Is engineering stress a vector or a scalar quantity?

Stress, in its general form, is a tensor quantity. However, engineering stress, as we've discussed it here, is often treated as a scalar value representing the average stress acting on a cross-section. More advanced stress analysis involves considering the full stress tensor, which accounts for the stress components acting in different directions.

What is the yield strength of a material, and how is it related to engineering stress?

The yield strength is the amount of stress a material can withstand before it begins to deform permanently. It's a critical parameter in engineering design, as exceeding the yield strength can lead to undesirable plastic deformation and potential failure. Engineering stress is used to determine if the applied stress is below the yield strength of the material.

How is engineering stress used in finite element analysis (FEA)?

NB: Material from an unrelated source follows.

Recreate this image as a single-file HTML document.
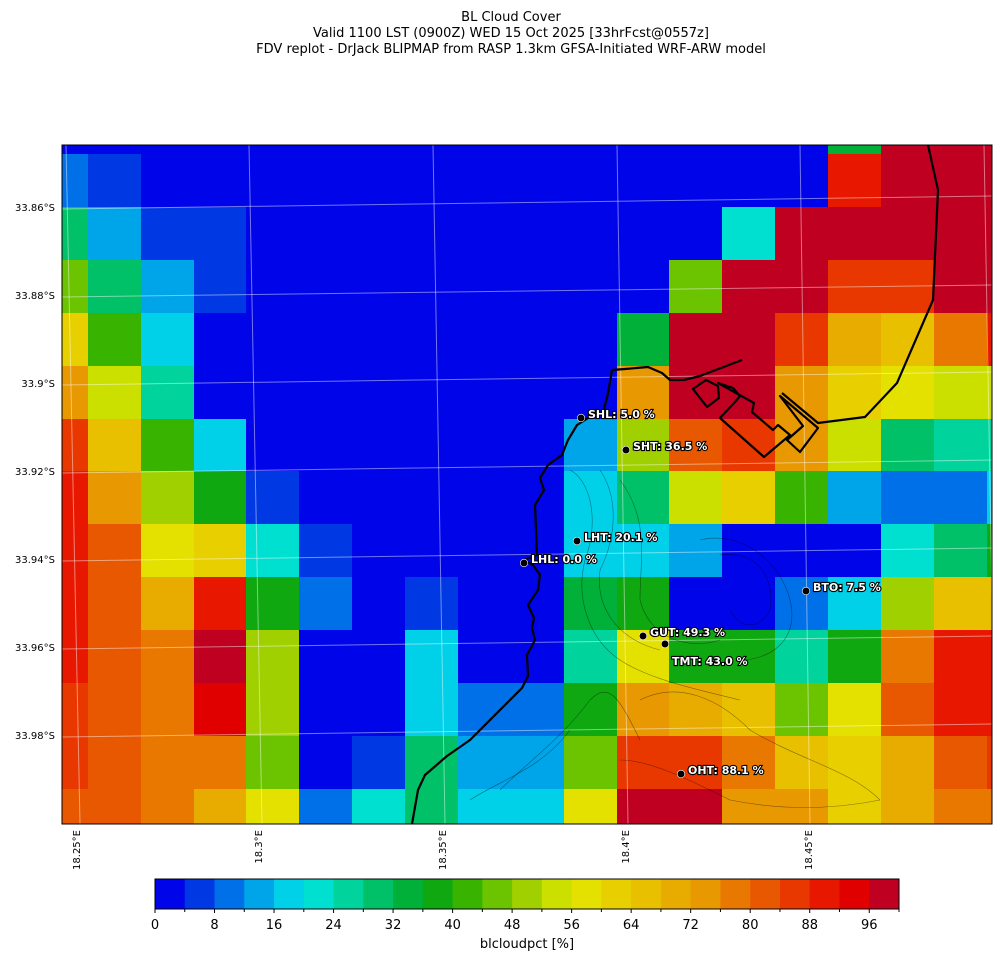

Finite element analysis (FEA) uses numerical methods to solve complex engineering problems, including stress analysis. Engineering stress calculations form the basis for many FEA simulations. The software divides the structure into small elements and calculates the stress and strain within each element based on the applied loads and material properties. While FEA can calculate more complex stress distributions than simple engineering stress formulas, the underlying principles remain the same.

Conclusion

Understanding engineering stress is a fundamental building block for anyone involved in design, analysis, or material selection. While it's a simplified representation, it offers a practical and accessible way to estimate stress levels in materials under load. Keep practicing with examples, explore true stress for more complex scenarios, and you'll be well on your way to confidently applying this knowledge in real-world engineering applications. Remember, a solid understanding of these core principles is the foundation for creating safe and reliable structures and products!